(The exercise): Starting at the first line of the listing below, repeat each line up to and including the one containing "5000, (62226, 87184))". Leave out pictures.

(Task inputs):
START
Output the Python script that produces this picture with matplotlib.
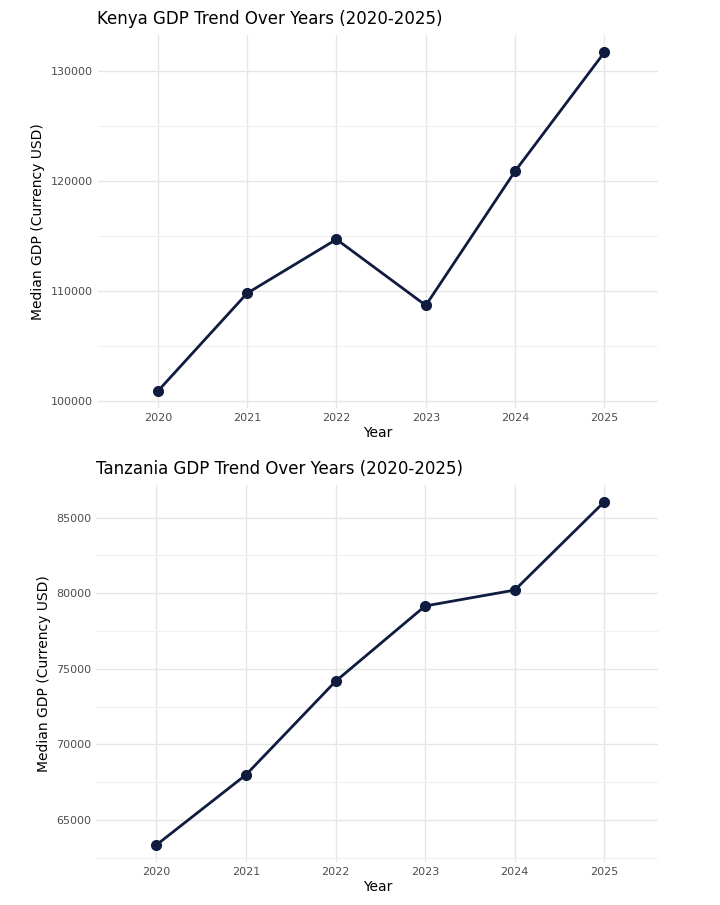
import numpy as np
import matplotlib.pyplot as plt
from matplotlib.ticker import MultipleLocator

years = [2020, 2021, 2022, 2023, 2024, 2025]
kenya_gdp = [100900, 109800, 114700, 108700, 120900, 131700]
tanzania_gdp = [63360, 68000, 74180, 79160, 80210, 86050]

line_col = '#0f1c3f'

fig = plt.figure(figsize=(7.2, 9.05), dpi=100)


def panel(rect, vals, title, major, ylim):
    ax = fig.add_axes(rect)
    ax.plot(years, vals, color=line_col, lw=2, marker='o', ms=7, zorder=3)
    ax.set_xlim(2019.33, 2025.6)
    ax.set_ylim(*ylim)
    ax.set_xticks(years)
    ax.yaxis.set_major_locator(MultipleLocator(major))
    ax.yaxis.set_minor_locator(MultipleLocator(major / 2))
    ax.xaxis.set_minor_locator(MultipleLocator(0.5))
    ax.grid(which='major', color='#e6e6e6', lw=1)
    ax.grid(which='minor', axis='y', color='#f0f0f0', lw=0.8)
    ax.set_axisbelow(True)
    for s in ax.spines.values():
        s.set_visible(False)
    ax.tick_params(which='both', length=0, labelsize=8, labelcolor='#4d4d4d')
    ax.set_xlabel('Year', fontsize=10, labelpad=2)
    ax.set_ylabel('Median GDP (Currency USD)', fontsize=10)
    ax.set_title(title, loc='left', fontsize=12, x=-0.001, pad=8)
    return ax


panel([0.136, 0.549, 0.778, 0.412], kenya_gdp,
      'Kenya GDP Trend Over Years (2020-2025)', 10000, (99360, 133240))
panel([0.134, 0.0475, 0.78, 0.417], tanzania_gdp,
      'Tanzania GDP Trend Over Years (2020-2025)', 5000, (62226, 87184))

fig.savefig('out.png', dpi=100)
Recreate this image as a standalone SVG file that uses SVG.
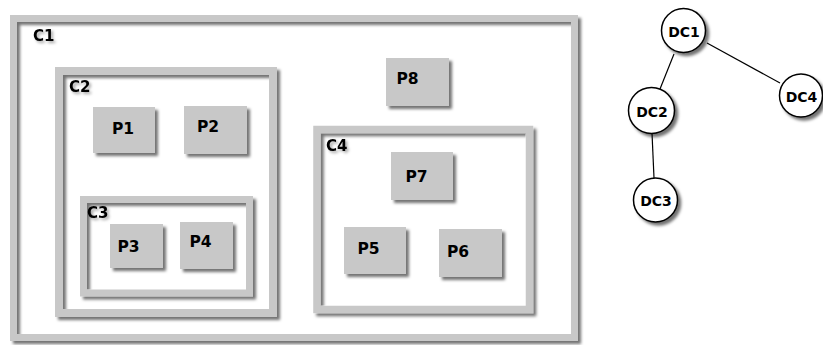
END
(Solution for this problem):
Output the Python script that produces this picture with matplotlib.
import numpy as np
import matplotlib.pyplot as plt
from matplotlib.ticker import MultipleLocator

years = [2020, 2021, 2022, 2023, 2024, 2025]
kenya_gdp = [100900, 109800, 114700, 108700, 120900, 131700]
tanzania_gdp = [63360, 68000, 74180, 79160, 80210, 86050]

line_col = '#0f1c3f'

fig = plt.figure(figsize=(7.2, 9.05), dpi=100)


def panel(rect, vals, title, major, ylim):
    ax = fig.add_axes(rect)
    ax.plot(years, vals, color=line_col, lw=2, marker='o', ms=7, zorder=3)
    ax.set_xlim(2019.33, 2025.6)
    ax.set_ylim(*ylim)
    ax.set_xticks(years)
    ax.yaxis.set_major_locator(MultipleLocator(major))
    ax.yaxis.set_minor_locator(MultipleLocator(major / 2))
    ax.xaxis.set_minor_locator(MultipleLocator(0.5))
    ax.grid(which='major', color='#e6e6e6', lw=1)
    ax.grid(which='minor', axis='y', color='#f0f0f0', lw=0.8)
    ax.set_axisbelow(True)
    for s in ax.spines.values():
        s.set_visible(False)
    ax.tick_params(which='both', length=0, labelsize=8, labelcolor='#4d4d4d')
    ax.set_xlabel('Year', fontsize=10, labelpad=2)
    ax.set_ylabel('Median GDP (Currency USD)', fontsize=10)
    ax.set_title(title, loc='left', fontsize=12, x=-0.001, pad=8)
    return ax


panel([0.136, 0.549, 0.778, 0.412], kenya_gdp,
      'Kenya GDP Trend Over Years (2020-2025)', 10000, (99360, 133240))
panel([0.134, 0.0475, 0.78, 0.417], tanzania_gdp,
      'Tanzania GDP Trend Over Years (2020-2025)', 5000, (62226, 87184))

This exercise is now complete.